For many players, especially those preparing for a jam, church set, coffeehouse set, or local band rehearsal, this is the difference between productive practice and just running the song over and over.
How to practice with charts when you also sing
Singing changes the job. The moment you add vocals, your attention is split between lyric delivery, rhythm, chord changes, breathing, and section awareness. That is exactly why a clear chart matters more, not less.
When you are practicing a song you plan to sing, do not treat the guitar part and vocal part as separate worlds for too long. Learn the basic chord movement first, then bring the vocal in early enough that you can feel where the lyric and harmony line up.
Watch for spots where the lyric starts before the downbeat or where the chord change happens in the middle of a sung phrase.

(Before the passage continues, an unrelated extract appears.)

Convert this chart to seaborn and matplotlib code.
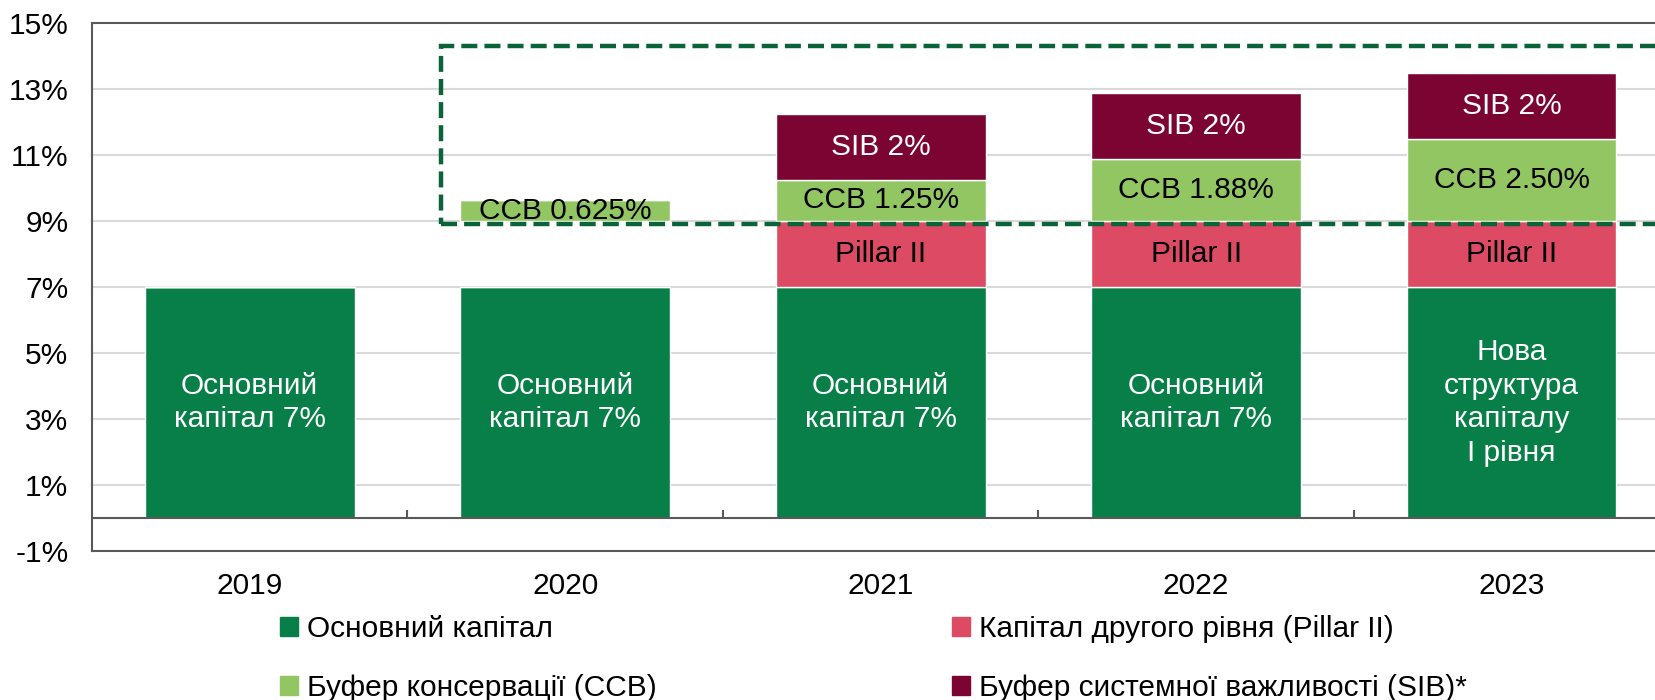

Those are common trouble areas. If the chart includes lyrics aligned with chord placement, use that alignment. It keeps you from drifting into a version of the song that only works when you are alone.
There is also the key issue. A chart may be accurate, but if the key does not suit your voice, practice becomes a fight. That is not a musicianship failure. It is a fit problem. Practicing in the right key usually leads to faster progress and a better performance.

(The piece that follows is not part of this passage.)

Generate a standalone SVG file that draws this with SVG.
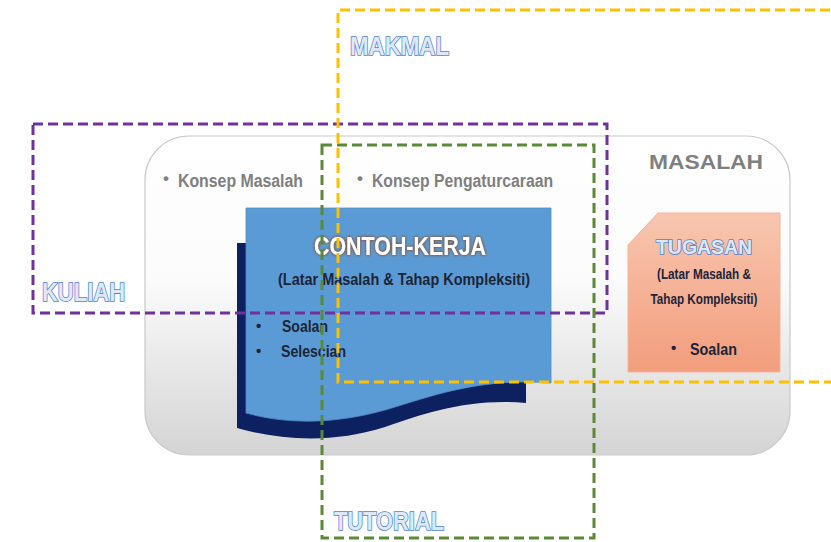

Practice the arrangement, not just the harmony
A lot of online chord sheets tell you the basic progression but leave out the form. That might be enough if the song is just for casual strumming at home. It is usually not enough if you want to play with other people.
Arrangement details matter. How many bars is the intro? Does the chorus come in immediately after verse one? Is there a stop before the last chorus? Does the bridge happen once or twice? If you do not know those answers, you are not really practicing the song. You are practicing parts of it.
This is one reason players end up frustrated with incomplete charts. The chords may technically be right, but the sheet still does not help you perform the song with confidence. Charts4Guitar is built around this exact issue - giving players clear structure so they know when the changes happen and where the song is going.
Mark the chart if you need to
A chart is a working tool, not a museum piece. If there is a tricky entrance, circle it. If the bridge starts after a vocal cue, write that note in. If the final chorus repeats and builds, mark the repeat count.
Some players like clean pages. Others need visual reminders. Both approaches are fine. The goal is not to keep the chart pretty. The goal is to make it useful.
That said, avoid writing so much that you stop reading the original structure. Too many markings can become their own kind of clutter. Add only what helps you recover quickly and stay on form.
When to stop using the chart and when not to
There is a common idea that a good player should memorize everything immediately. Sometimes that is true. Sometimes it is just pride getting in the way of a better performance.
If you are learning material for frequent live use, memorization is helpful. It improves eye contact, stage presence, and confidence. But during the learning phase, the chart is not a crutch. It is a shortcut to accuracy.
Even experienced players use charts when the set list is long, the songs are new, or the arrangements are specific. The smarter question is not whether you should use a chart. It is whether the chart is detailed enough to be worth using.
A better chart makes better practice possible
If practicing feels harder than it should, take a hard look at the page in front of you. Good practice depends on clear information. When chord changes are placed correctly, sections are labeled plainly, and the arrangement is visible, you spend less time guessing and more time actually playing the song.
That is what most musicians want, whether they are getting ready for a small gig, leading a singalong, or just trying to make a favorite cover sound right in the living room. Practice goes better when the chart does its job. And when the chart does its job, playing becomes a lot more fun again.